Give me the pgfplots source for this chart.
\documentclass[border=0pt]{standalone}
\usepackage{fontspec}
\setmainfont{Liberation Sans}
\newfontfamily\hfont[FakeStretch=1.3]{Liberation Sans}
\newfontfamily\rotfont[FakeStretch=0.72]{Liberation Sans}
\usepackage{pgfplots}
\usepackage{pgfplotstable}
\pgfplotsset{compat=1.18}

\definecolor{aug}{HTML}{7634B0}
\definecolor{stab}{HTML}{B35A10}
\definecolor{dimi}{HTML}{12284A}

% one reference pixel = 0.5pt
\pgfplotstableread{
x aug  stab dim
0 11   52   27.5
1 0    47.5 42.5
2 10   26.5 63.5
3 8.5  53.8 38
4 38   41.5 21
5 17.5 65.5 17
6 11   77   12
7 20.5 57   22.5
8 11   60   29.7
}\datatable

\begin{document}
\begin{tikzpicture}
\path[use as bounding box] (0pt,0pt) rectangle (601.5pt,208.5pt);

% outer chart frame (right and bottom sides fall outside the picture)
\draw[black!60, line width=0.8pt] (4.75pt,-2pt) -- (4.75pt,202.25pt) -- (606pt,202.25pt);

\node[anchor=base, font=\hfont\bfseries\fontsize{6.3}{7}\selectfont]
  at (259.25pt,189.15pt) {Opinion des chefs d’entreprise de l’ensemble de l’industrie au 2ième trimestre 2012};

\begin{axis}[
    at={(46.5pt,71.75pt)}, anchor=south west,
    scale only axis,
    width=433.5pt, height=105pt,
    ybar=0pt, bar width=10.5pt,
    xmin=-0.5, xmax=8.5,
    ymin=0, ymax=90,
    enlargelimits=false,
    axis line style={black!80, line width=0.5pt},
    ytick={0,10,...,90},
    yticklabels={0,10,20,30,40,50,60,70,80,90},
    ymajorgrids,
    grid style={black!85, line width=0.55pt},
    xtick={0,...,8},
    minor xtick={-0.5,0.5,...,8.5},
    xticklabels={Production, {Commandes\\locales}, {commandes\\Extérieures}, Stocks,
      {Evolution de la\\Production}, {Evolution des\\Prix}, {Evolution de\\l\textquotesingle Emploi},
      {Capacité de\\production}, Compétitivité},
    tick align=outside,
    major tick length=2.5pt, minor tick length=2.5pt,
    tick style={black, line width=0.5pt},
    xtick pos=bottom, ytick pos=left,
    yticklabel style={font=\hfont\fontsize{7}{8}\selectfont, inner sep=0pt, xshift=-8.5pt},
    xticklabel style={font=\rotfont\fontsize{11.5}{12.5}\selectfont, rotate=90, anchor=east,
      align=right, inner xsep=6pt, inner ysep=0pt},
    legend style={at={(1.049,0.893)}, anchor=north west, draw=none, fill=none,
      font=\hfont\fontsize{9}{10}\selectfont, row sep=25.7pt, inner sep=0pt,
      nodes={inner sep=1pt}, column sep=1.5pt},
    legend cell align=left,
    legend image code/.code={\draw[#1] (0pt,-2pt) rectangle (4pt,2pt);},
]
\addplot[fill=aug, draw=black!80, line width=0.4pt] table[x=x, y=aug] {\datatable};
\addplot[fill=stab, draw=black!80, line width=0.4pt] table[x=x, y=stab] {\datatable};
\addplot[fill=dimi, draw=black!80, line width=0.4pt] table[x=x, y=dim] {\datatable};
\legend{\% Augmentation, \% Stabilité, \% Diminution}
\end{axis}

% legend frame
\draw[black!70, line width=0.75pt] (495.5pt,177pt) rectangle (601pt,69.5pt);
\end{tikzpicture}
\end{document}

※

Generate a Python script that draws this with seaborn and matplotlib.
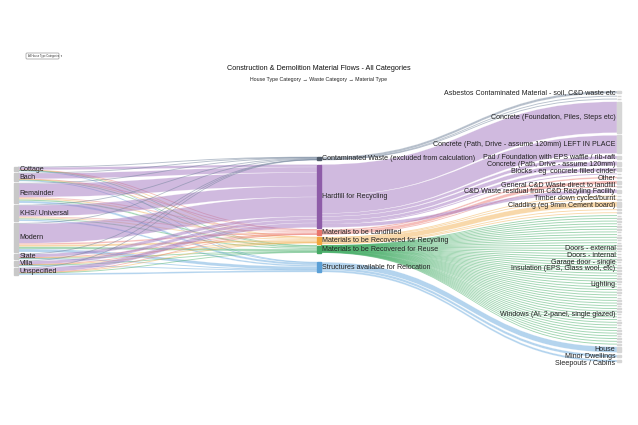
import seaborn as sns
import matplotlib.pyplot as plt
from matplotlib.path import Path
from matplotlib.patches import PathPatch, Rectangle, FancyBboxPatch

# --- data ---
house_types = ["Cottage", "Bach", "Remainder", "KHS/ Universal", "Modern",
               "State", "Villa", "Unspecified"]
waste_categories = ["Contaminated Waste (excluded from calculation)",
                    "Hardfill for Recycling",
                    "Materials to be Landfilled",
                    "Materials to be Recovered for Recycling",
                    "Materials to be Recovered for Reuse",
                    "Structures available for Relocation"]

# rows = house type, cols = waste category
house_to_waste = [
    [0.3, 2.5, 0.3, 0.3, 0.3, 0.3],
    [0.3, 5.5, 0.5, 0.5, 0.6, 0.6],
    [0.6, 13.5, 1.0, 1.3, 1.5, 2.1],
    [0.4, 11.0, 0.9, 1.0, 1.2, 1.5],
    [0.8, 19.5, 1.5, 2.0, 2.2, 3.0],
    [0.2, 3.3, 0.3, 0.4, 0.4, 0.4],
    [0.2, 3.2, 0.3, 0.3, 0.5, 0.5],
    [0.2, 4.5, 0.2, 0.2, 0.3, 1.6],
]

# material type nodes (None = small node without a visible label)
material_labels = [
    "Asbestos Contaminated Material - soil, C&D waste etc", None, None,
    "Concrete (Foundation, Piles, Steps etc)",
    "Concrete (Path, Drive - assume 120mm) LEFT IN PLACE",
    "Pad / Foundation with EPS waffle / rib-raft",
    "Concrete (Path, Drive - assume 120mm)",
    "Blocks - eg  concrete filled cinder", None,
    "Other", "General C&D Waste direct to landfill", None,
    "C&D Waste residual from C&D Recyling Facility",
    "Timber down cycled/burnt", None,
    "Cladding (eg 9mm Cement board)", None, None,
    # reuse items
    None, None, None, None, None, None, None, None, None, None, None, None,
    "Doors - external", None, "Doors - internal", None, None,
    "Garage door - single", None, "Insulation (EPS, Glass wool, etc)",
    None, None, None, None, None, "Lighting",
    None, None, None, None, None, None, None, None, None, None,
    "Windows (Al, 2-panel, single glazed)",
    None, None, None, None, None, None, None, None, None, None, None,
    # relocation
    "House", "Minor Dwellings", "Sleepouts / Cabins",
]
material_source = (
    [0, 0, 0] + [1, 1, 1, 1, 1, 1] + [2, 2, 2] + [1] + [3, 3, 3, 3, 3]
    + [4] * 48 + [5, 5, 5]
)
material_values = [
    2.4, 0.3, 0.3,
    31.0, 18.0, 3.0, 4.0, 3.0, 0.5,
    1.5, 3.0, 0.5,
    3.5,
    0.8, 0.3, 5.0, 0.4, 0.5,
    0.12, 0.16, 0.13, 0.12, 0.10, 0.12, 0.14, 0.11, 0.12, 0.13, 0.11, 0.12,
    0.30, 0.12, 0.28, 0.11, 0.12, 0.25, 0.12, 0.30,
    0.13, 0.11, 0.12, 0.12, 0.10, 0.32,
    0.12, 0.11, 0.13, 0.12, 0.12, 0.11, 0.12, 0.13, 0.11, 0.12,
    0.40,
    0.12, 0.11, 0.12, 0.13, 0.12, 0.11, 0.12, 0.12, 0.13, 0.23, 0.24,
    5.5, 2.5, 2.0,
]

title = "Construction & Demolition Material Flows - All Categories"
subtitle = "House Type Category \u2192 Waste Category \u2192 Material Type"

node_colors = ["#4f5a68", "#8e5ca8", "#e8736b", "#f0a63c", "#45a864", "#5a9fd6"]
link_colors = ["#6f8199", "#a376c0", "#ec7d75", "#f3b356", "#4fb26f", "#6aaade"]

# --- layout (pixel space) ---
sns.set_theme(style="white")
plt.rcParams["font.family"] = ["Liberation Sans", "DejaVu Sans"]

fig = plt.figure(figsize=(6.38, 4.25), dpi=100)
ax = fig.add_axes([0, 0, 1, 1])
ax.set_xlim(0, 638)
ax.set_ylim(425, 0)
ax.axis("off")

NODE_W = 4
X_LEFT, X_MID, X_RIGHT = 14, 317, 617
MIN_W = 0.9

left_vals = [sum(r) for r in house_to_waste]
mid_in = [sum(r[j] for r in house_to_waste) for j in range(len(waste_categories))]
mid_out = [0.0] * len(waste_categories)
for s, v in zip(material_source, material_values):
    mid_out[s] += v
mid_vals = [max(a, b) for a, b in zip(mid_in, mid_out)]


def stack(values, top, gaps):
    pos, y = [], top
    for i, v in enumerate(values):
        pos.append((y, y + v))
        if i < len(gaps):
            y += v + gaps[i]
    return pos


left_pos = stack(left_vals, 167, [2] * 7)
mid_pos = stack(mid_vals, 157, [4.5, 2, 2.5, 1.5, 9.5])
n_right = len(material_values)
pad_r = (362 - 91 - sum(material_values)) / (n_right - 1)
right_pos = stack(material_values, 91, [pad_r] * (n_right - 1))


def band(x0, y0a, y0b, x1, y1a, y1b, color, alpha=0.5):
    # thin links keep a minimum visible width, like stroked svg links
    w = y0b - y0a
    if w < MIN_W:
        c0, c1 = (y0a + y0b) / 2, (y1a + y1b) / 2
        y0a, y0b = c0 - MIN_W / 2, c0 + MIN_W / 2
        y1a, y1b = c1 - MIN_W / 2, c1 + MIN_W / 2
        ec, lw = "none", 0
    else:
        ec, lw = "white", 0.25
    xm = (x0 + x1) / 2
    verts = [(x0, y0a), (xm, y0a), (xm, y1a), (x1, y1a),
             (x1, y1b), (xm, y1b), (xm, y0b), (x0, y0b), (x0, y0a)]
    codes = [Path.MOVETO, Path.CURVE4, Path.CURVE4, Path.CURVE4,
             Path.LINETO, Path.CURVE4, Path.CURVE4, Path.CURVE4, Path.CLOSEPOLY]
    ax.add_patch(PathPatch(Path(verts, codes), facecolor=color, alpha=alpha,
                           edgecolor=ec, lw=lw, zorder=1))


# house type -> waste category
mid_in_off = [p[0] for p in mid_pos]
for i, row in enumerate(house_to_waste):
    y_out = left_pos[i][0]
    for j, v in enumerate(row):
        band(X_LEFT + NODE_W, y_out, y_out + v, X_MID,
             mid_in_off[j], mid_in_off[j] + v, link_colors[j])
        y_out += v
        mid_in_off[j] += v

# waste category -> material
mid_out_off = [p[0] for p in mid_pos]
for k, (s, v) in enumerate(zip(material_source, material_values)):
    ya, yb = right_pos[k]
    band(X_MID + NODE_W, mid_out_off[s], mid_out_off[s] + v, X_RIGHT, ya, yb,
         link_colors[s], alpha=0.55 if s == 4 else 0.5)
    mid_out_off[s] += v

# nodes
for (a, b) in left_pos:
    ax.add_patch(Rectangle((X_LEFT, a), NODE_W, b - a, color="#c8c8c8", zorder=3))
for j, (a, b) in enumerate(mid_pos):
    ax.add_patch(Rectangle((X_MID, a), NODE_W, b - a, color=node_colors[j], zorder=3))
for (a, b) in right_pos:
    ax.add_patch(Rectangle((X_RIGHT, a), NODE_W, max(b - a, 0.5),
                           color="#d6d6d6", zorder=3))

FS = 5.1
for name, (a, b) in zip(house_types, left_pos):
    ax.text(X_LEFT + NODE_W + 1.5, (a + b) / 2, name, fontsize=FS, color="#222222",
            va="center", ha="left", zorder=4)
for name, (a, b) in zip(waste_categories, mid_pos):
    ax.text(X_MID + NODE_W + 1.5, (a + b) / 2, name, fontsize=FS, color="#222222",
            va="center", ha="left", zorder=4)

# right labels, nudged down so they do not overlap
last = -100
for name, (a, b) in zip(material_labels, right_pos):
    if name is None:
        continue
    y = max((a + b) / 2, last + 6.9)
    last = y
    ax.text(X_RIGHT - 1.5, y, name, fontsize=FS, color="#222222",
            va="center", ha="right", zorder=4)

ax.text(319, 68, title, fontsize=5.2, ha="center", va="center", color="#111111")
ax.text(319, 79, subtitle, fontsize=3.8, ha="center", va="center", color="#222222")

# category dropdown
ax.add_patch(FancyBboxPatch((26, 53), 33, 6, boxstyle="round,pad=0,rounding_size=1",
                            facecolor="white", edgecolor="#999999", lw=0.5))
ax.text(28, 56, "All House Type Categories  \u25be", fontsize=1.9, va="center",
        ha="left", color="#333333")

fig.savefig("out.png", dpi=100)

※

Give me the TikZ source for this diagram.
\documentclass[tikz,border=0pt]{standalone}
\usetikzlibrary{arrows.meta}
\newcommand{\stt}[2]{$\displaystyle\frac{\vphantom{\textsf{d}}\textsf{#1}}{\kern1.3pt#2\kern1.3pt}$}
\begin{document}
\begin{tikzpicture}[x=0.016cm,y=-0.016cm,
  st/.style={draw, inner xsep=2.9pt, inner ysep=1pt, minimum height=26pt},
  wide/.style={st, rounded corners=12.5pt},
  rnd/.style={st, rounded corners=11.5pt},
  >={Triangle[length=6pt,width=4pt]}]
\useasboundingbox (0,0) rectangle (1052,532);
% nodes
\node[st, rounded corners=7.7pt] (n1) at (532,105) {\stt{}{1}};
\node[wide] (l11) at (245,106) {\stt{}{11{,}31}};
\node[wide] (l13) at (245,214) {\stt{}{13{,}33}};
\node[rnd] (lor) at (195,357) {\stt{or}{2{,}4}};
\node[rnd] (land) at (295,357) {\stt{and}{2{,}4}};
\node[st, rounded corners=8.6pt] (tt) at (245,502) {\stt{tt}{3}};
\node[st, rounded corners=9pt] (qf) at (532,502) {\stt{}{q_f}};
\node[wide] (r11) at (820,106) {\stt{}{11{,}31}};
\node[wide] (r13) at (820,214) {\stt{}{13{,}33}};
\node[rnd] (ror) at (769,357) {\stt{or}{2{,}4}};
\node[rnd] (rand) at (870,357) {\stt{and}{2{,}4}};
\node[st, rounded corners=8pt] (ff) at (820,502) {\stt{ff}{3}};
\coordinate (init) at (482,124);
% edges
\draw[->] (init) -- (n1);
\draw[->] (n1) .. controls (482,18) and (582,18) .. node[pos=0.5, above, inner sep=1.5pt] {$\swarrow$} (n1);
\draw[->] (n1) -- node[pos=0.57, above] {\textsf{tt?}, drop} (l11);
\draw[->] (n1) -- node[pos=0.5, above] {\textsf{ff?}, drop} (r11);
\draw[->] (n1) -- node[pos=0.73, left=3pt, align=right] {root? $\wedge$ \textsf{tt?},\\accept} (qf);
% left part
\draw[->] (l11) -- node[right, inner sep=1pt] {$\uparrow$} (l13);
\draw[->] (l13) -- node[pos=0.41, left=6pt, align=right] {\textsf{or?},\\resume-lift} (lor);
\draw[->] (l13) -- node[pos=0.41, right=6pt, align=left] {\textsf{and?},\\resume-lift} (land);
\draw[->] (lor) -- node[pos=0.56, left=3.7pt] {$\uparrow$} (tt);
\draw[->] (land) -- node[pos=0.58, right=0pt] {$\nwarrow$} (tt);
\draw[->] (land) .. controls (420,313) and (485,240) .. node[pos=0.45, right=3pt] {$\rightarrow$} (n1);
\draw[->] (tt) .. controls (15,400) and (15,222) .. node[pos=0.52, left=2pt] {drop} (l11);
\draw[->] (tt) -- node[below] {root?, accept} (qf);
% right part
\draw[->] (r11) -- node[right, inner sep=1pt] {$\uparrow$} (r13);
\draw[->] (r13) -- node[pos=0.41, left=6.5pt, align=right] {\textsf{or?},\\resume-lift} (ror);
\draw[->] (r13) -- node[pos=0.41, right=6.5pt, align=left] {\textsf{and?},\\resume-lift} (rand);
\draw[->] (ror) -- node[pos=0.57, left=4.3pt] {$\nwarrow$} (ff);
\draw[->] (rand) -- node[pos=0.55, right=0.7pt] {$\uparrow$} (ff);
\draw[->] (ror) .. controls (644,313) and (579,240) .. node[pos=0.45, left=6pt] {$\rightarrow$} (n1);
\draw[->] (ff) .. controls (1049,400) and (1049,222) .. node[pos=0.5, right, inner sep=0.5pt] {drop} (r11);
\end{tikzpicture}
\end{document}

※

Will you return exactly the lines above from the one with "Give me the pgfplots source for this chart." down to the one with "des chefs d’entreprise", counting both as part of the range?

[Expected output]:
Give me the pgfplots source for this chart.
\documentclass[border=0pt]{standalone}
\usepackage{fontspec}
\setmainfont{Liberation Sans}
\newfontfamily\hfont[FakeStretch=1.3]{Liberation Sans}
\newfontfamily\rotfont[FakeStretch=0.72]{Liberation Sans}
\usepackage{pgfplots}
\usepackage{pgfplotstable}
\pgfplotsset{compat=1.18}

\definecolor{aug}{HTML}{7634B0}
\definecolor{stab}{HTML}{B35A10}
\definecolor{dimi}{HTML}{12284A}

% one reference pixel = 0.5pt
\pgfplotstableread{
x aug  stab dim
0 11   52   27.5
1 0    47.5 42.5
2 10   26.5 63.5
3 8.5  53.8 38
4 38   41.5 21
5 17.5 65.5 17
6 11   77   12
7 20.5 57   22.5
8 11   60   29.7
}\datatable

\begin{document}
\begin{tikzpicture}
\path[use as bounding box] (0pt,0pt) rectangle (601.5pt,208.5pt);

% outer chart frame (right and bottom sides fall outside the picture)
\draw[black!60, line width=0.8pt] (4.75pt,-2pt) -- (4.75pt,202.25pt) -- (606pt,202.25pt);

\node[anchor=base, font=\hfont\bfseries\fontsize{6.3}{7}\selectfont]
  at (259.25pt,189.15pt) {Opinion des chefs d’entreprise de l’ensemble de l’industrie au 2ième trimestre 2012};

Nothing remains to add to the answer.